Once in 1995, the winter was very cold, while their apartments were not heated. When I inquired the refugee department about the firewood, the head of the department, Vladimir Movsisyan, got amazed and angry, saying, "What are you saying, how could I steal the firewood, when it’s me who has housed them?" It was indeed so, Movsisyan had done a lot, but the firewood did not reach Byureghavan. Movsisyan promised to solve the problem within three days, but he asked me to check it out. When I went back to Byureghavan, the firewood had already reached them.

A few days ago, we went to Byureghavan again.
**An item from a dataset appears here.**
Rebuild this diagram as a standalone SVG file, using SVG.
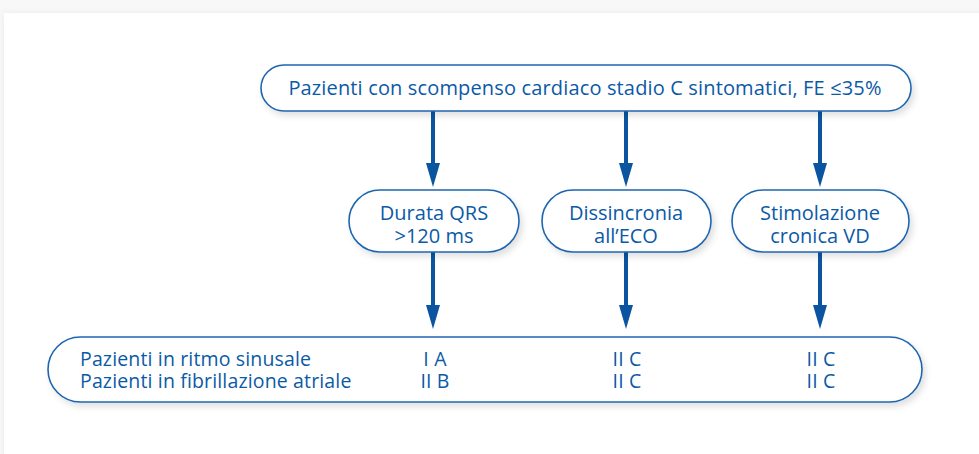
<svg xmlns="http://www.w3.org/2000/svg" width="979" height="454" viewBox="0 0 979 454">
  <defs>
    <filter id="sh" x="-10%" y="-30%" width="130%" height="180%">
      <feDropShadow dx="3" dy="4" stdDeviation="3" flood-color="#000" flood-opacity="0.12"/>
    </filter>
    <filter id="psh" x="-5%" y="-10%" width="110%" height="120%">
      <feDropShadow dx="0" dy="0" stdDeviation="3" flood-color="#000" flood-opacity="0.06"/>
    </filter>
    <style>
      .box { fill: #ffffff; stroke: #1f66b0; stroke-width: 1.6; filter: url(#sh); }
      .t { font-family: "Open Sans", "Liberation Sans", Arial, sans-serif; fill: #0b5aa6; }
      .top { font-size: 20px; letter-spacing: 0.15px; }
      .mid { font-size: 20px; }
      .bot { font-size: 19.5px; letter-spacing: 0.15px; }
      .arr { stroke: #0b55a0; stroke-width: 4; fill: none; }
      .head { fill: #0b55a0; }
    </style>
  </defs>
  <rect x="0" y="0" width="979" height="454" fill="#f8f8f8"/>
  <rect x="4" y="13" width="990" height="460" fill="#ffffff" filter="url(#psh)"/>

  <g id="connectors">
    <line class="arr" x1="433" y1="111" x2="433" y2="166"/>
    <path class="head" d="M426,163 L440,163 L433,187 Z"/>
    <line class="arr" x1="626" y1="111" x2="626" y2="166"/>
    <path class="head" d="M619,163 L633,163 L626,187 Z"/>
    <line class="arr" x1="820" y1="111" x2="820" y2="166"/>
    <path class="head" d="M813,163 L827,163 L820,187 Z"/>

    <line class="arr" x1="433" y1="252" x2="433" y2="308"/>
    <path class="head" d="M426,305 L440,305 L433,329 Z"/>
    <line class="arr" x1="626" y1="252" x2="626" y2="308"/>
    <path class="head" d="M619,305 L633,305 L626,329 Z"/>
    <line class="arr" x1="820" y1="252" x2="820" y2="308"/>
    <path class="head" d="M813,305 L827,305 L820,329 Z"/>
  </g>

  <g id="top">
    <rect class="box" x="261" y="65" width="650" height="46" rx="23" ry="23"/>
    <text class="t top" x="585" y="95" text-anchor="middle">Pazienti con scompenso cardiaco stadio C sintomatici, FE ≤35%</text>
  </g>

  <g id="qrs">
    <rect class="box" x="349" y="190" width="170" height="62" rx="31" ry="31"/>
    <text class="t mid" x="434" y="220" text-anchor="middle">Durata QRS</text>
    <text class="t mid" x="434" y="243" text-anchor="middle">&gt;120 ms</text>
  </g>

  <g id="eco">
    <rect class="box" x="542" y="190" width="169" height="62" rx="31" ry="31"/>
    <text class="t mid" x="626" y="220" text-anchor="middle">Dissincronia</text>
    <text class="t mid" x="626" y="243" text-anchor="middle">all’ECO</text>
  </g>

  <g id="vd">
    <rect class="box" x="732" y="190" width="177" height="62" rx="31" ry="31"/>
    <text class="t mid" x="820" y="220" text-anchor="middle">Stimolazione</text>
    <text class="t mid" x="820" y="243" text-anchor="middle">cronica VD</text>
  </g>

  <g id="bottom">
    <rect class="box" x="48" y="337" width="874" height="65" rx="32.5" ry="32.5"/>
    <text class="t bot" x="80" y="365.5">Pazienti in ritmo sinusale</text>
    <text class="t bot" x="80" y="387.5">Pazienti in fibrillazione atriale</text>
    <text class="t bot" x="435" y="365.5" text-anchor="middle">I A</text>
    <text class="t bot" x="435" y="387.5" text-anchor="middle">II B</text>
    <text class="t bot" x="627" y="365.5" text-anchor="middle">II C</text>
    <text class="t bot" x="627" y="387.5" text-anchor="middle">II C</text>
    <text class="t bot" x="821" y="365.5" text-anchor="middle">II C</text>
    <text class="t bot" x="821" y="387.5" text-anchor="middle">II C</text>
  </g>
</svg>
Karineh had removed the portraits of her relatives from the wall and hung a painting with spring flowers instead. On the occasion of our visit, she took out the portraits and imagined what a great family they could be now. The apartment was so clean and tidy that it seemed like no one lived there. Her two daughters have got married, and it’s now Karineh, her mother and her son living in the apartment. When Karineh started recalling the pogrom events again, her son silently went out. Karineh said he couldn’t bear to hear her stories.

Every time I hear Karineh’s story, someone becomes the protagonist for me. This time, it was her sister-in-law, Irina, who was only twenty years old in 1988. When the crowd approached the building, Irina got to the balcony, grabbed a pole for grapes with her leg and moved her nephew and nieces to one of their Azerbaijani neighbors’ balcony, without asking permission. Then she helped her sisters-in-law. When Irina went back to their apartment, where her father, mother, brothers were still in, the crowd was already inside the building. They ran to an Azerbaijani apartment on the last floor. Karineh, her children, Karineh's sister-in-law and her little daughter, being repelled by their neighbour, reached the last floor, too, after having knocked all the doors, begging for help. The neighbor who finally opened the door to them was a Lezgin. He was frightened, but he let them in and hid them in the bathroom. Shortly after, the savages began to beat the door. The Lezgin neighbor opened the door, but right at that moment they found Melkumyan brothers and sister in the opposite apartment, shouting "Ok, those are here." Thus, half of the family stayed alive due to the other half being uncovered.

At four in the morning, when they went out of the building to escape, one could see only contours in the dark city. Karineh recalls, "I possibly walked over my husband's and his brother's blood, but at that moment I did not realize anything. When we reached the yard, I noticed someone leaning to the telegraph pole. I was frightened, but I got closer. It was our Irina - tied, dead, and burnt. Irina saved my children, they wouldn’t be alive if not for her. "

Karineh told us the whole story again, from beginning to end.

She says the Lezgin neighbor was a witness at the trial in Moscow. The Armenians hugged and saluted him.

Karineh Melkumyan and her mother, Elena Arushanyan

We know the word "survivor" and use it with reverence. However, out of fifteen families housed in Byureghavan, only six remain there now. They did not get any status: they weren’t recognized as survivors. Somehow, the titanic effort they put into getting back to ordinary life went unnoticed. These are people who saw their family members being tortured. These are women and children who managed to run away from the crowd with axes. This fact cannot be forgotten or healed. These memories can only get milder in case of leading a very good life. But leading a very good life is too impossible for them.

These people are only happier when their burden gets a little lighter, thanks to any help. They have no other joy. They have somehow raised their children, who are now thirty or older.

It has been thirty years since February 1988.